What to work on ▸ Copy the material that follows word for word and omit its pictures.

-*-*-

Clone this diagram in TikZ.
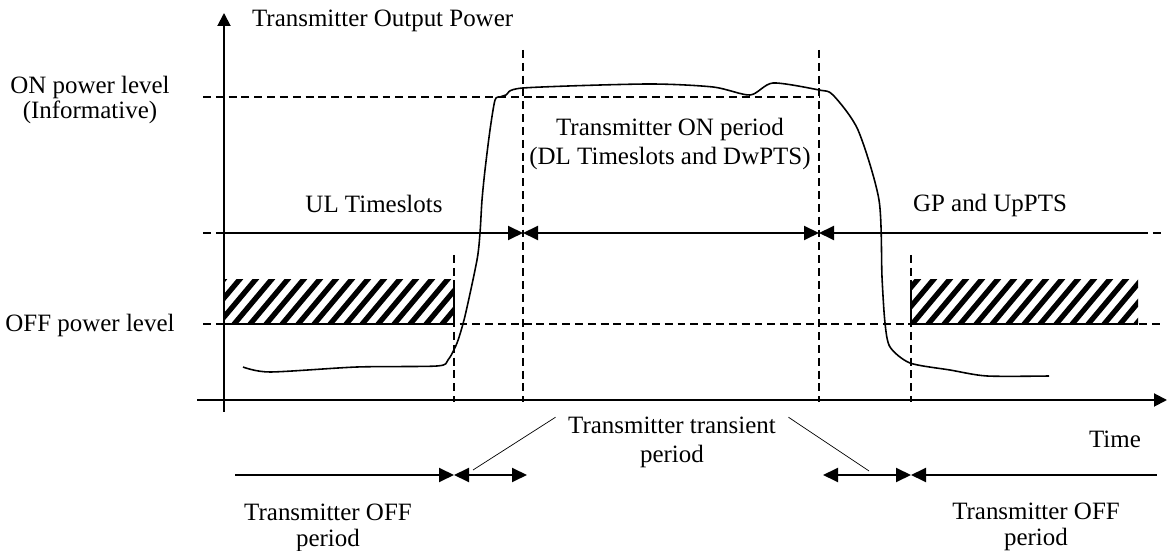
\documentclass[tikz,border=0pt]{standalone}
\usepackage{fontspec}
\setmainfont{Liberation Serif}
\usetikzlibrary{arrows.meta}

\begin{document}
\begin{tikzpicture}[x=0.02cm, y=0.02cm, >={Triangle[length=0.3cm, width=0.28cm]},
    lbl/.style={font=\fontsize{14.2}{16.5}\selectfont, align=center, inner sep=1pt},
    guide/.style={dash pattern=on 4.5pt off 2.8pt, line width=0.8pt},
    span/.style={line width=1.1pt},
    edge/.style={line width=1.6pt}]
  \useasboundingbox (0,0) rectangle (1167,551);
  % Axes
  \draw[span, -{Triangle[length=0.26cm, width=0.26cm]}] (224,139) -- (224,538);
  \draw[span, -{Triangle[length=0.26cm, width=0.26cm]}] (197,151) -- (1167,151);
  % Power levels
  \draw[guide] (203,454) -- (819,454);
  \draw[guide] (203,227) -- (1162,227);
  % Period borders
  \draw[guide] (523,501) -- (523,149);
  \draw[guide] (819,501) -- (819,149);
  \draw[guide] (454,296) -- (454,149);
  \draw[guide] (911,296) -- (911,149);
  % OFF masks (hatched)
  \begin{scope}
    \clip (224,227) rectangle (454,271);
    \foreach \x in {166,182,...,470} \draw[line width=3pt] (\x,222) -- ++(50:75);
  \end{scope}
  \begin{scope}
    \clip (911,227) rectangle (1138,271);
    \foreach \x in {860,876,...,1150} \draw[line width=3pt] (\x,222) -- ++(50:75);
  \end{scope}
  \draw[edge] (224,227) -- (454,227) -- (454,271);
  \draw[edge] (911,271) -- (911,227) -- (1138,227);
  % Slot arrows
  \coordinate (s0) at (224,318);
  \coordinate (s1) at (523,318);
  \coordinate (s2) at (819,318);
  \coordinate (s3) at (1140,318);
  \draw[guide] (203,318) -- (s0);
  \draw[guide] (s3) -- (1162,318);
  \draw[span, ->] (s0) -- (s1);
  \draw[span, <->] (s1) -- (s2);
  \draw[span, <-] (s2) -- (s3);
  % Power curve
  \draw[line width=0.9pt] plot[smooth, tension=0.45] coordinates
    {(243,184) (270,179) (357,184) (437,185) (448,191) (457,208) (465,235)
     (477,291) (480,318) (482,351) (485,381) (490,421) (495,451) (500,454)
     (506,456) (523,463) (647,467) (713,464) (750,456) (773,468) (819,461)
     (833,456) (858,421) (879,351) (882,274) (885,228) (890,204) (910,188)
     (950,181) (987,175) (1049,175)};
  % Labels
  \node[lbl, anchor=base west] (ylab) at (250,524) {Transmitter Output Power};
  \node[lbl] (onlvl) at (90,451) {ON power level\\[-2pt](Informative)};
  \node[lbl, anchor=base] (offlvl) at (90,219) {OFF power level};
  \node[lbl, anchor=base] (ul) at (374,338) {UL Timeslots};
  \node[lbl, anchor=base] (gp) at (990,339) {GP and UpPTS};
  \node[lbl] (onper) at (670,407) {Transmitter ON period\\(DL Timeslots and DwPTS)};
  \node[lbl, inner xsep=7pt] (trans) at (672,109) {Transmitter transient\\period};
  \node[lbl, anchor=base] (time) at (1115,103) {Time};
  \node[lbl] (offl) at (328,23) {Transmitter OFF\\[-2pt]period};
  \node[lbl] (offr) at (1036,24) {Transmitter OFF\\[-2pt]period};
  % Bottom periods
  \coordinate (b0) at (235,76);
  \coordinate (b1) at (454,76);
  \coordinate (b2) at (527,76);
  \coordinate (b3) at (823,76);
  \coordinate (b4) at (911,76);
  \coordinate (b5) at (1157,76);
  \draw[span, ->] (b0) -- (b1);
  \draw[span, <->] (b1) -- (b2);
  \draw[span, <->] (b3) -- (b4);
  \draw[span, <-] (b4) -- (b5);
  \coordinate (tl) at (473,81);
  \coordinate (tr) at (869,80);
  \draw (trans.168) -- (tl);
  \draw (trans.12) -- (tr);
\end{tikzpicture}
\end{document}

-*-*-

Response for this exercise ▸
Clone this diagram in TikZ.
\documentclass[tikz,border=0pt]{standalone}
\usepackage{fontspec}
\setmainfont{Liberation Serif}
\usetikzlibrary{arrows.meta}

\begin{document}
\begin{tikzpicture}[x=0.02cm, y=0.02cm, >={Triangle[length=0.3cm, width=0.28cm]},
    lbl/.style={font=\fontsize{14.2}{16.5}\selectfont, align=center, inner sep=1pt},
    guide/.style={dash pattern=on 4.5pt off 2.8pt, line width=0.8pt},
    span/.style={line width=1.1pt},
    edge/.style={line width=1.6pt}]
  \useasboundingbox (0,0) rectangle (1167,551);
  % Axes
  \draw[span, -{Triangle[length=0.26cm, width=0.26cm]}] (224,139) -- (224,538);
  \draw[span, -{Triangle[length=0.26cm, width=0.26cm]}] (197,151) -- (1167,151);
  % Power levels
  \draw[guide] (203,454) -- (819,454);
  \draw[guide] (203,227) -- (1162,227);
  % Period borders
  \draw[guide] (523,501) -- (523,149);
  \draw[guide] (819,501) -- (819,149);
  \draw[guide] (454,296) -- (454,149);
  \draw[guide] (911,296) -- (911,149);
  % OFF masks (hatched)
  \begin{scope}
    \clip (224,227) rectangle (454,271);
    \foreach \x in {166,182,...,470} \draw[line width=3pt] (\x,222) -- ++(50:75);
  \end{scope}
  \begin{scope}
    \clip (911,227) rectangle (1138,271);
    \foreach \x in {860,876,...,1150} \draw[line width=3pt] (\x,222) -- ++(50:75);
  \end{scope}
  \draw[edge] (224,227) -- (454,227) -- (454,271);
  \draw[edge] (911,271) -- (911,227) -- (1138,227);
  % Slot arrows
  \coordinate (s0) at (224,318);
  \coordinate (s1) at (523,318);
  \coordinate (s2) at (819,318);
  \coordinate (s3) at (1140,318);
  \draw[guide] (203,318) -- (s0);
  \draw[guide] (s3) -- (1162,318);
  \draw[span, ->] (s0) -- (s1);
  \draw[span, <->] (s1) -- (s2);
  \draw[span, <-] (s2) -- (s3);
  % Power curve
  \draw[line width=0.9pt] plot[smooth, tension=0.45] coordinates
    {(243,184) (270,179) (357,184) (437,185) (448,191) (457,208) (465,235)
     (477,291) (480,318) (482,351) (485,381) (490,421) (495,451) (500,454)
     (506,456) (523,463) (647,467) (713,464) (750,456) (773,468) (819,461)
     (833,456) (858,421) (879,351) (882,274) (885,228) (890,204) (910,188)
     (950,181) (987,175) (1049,175)};
  % Labels
  \node[lbl, anchor=base west] (ylab) at (250,524) {Transmitter Output Power};
  \node[lbl] (onlvl) at (90,451) {ON power level\\[-2pt](Informative)};
  \node[lbl, anchor=base] (offlvl) at (90,219) {OFF power level};
  \node[lbl, anchor=base] (ul) at (374,338) {UL Timeslots};
  \node[lbl, anchor=base] (gp) at (990,339) {GP and UpPTS};
  \node[lbl] (onper) at (670,407) {Transmitter ON period\\(DL Timeslots and DwPTS)};
  \node[lbl, inner xsep=7pt] (trans) at (672,109) {Transmitter transient\\period};
  \node[lbl, anchor=base] (time) at (1115,103) {Time};
  \node[lbl] (offl) at (328,23) {Transmitter OFF\\[-2pt]period};
  \node[lbl] (offr) at (1036,24) {Transmitter OFF\\[-2pt]period};
  % Bottom periods
  \coordinate (b0) at (235,76);
  \coordinate (b1) at (454,76);
  \coordinate (b2) at (527,76);
  \coordinate (b3) at (823,76);
  \coordinate (b4) at (911,76);
  \coordinate (b5) at (1157,76);
  \draw[span, ->] (b0) -- (b1);
  \draw[span, <->] (b1) -- (b2);
  \draw[span, <->] (b3) -- (b4);
  \draw[span, <-] (b4) -- (b5);
  \coordinate (tl) at (473,81);
  \coordinate (tr) at (869,80);
  \draw (trans.168) -- (tl);
  \draw (trans.12) -- (tr);
\end{tikzpicture}
\end{document}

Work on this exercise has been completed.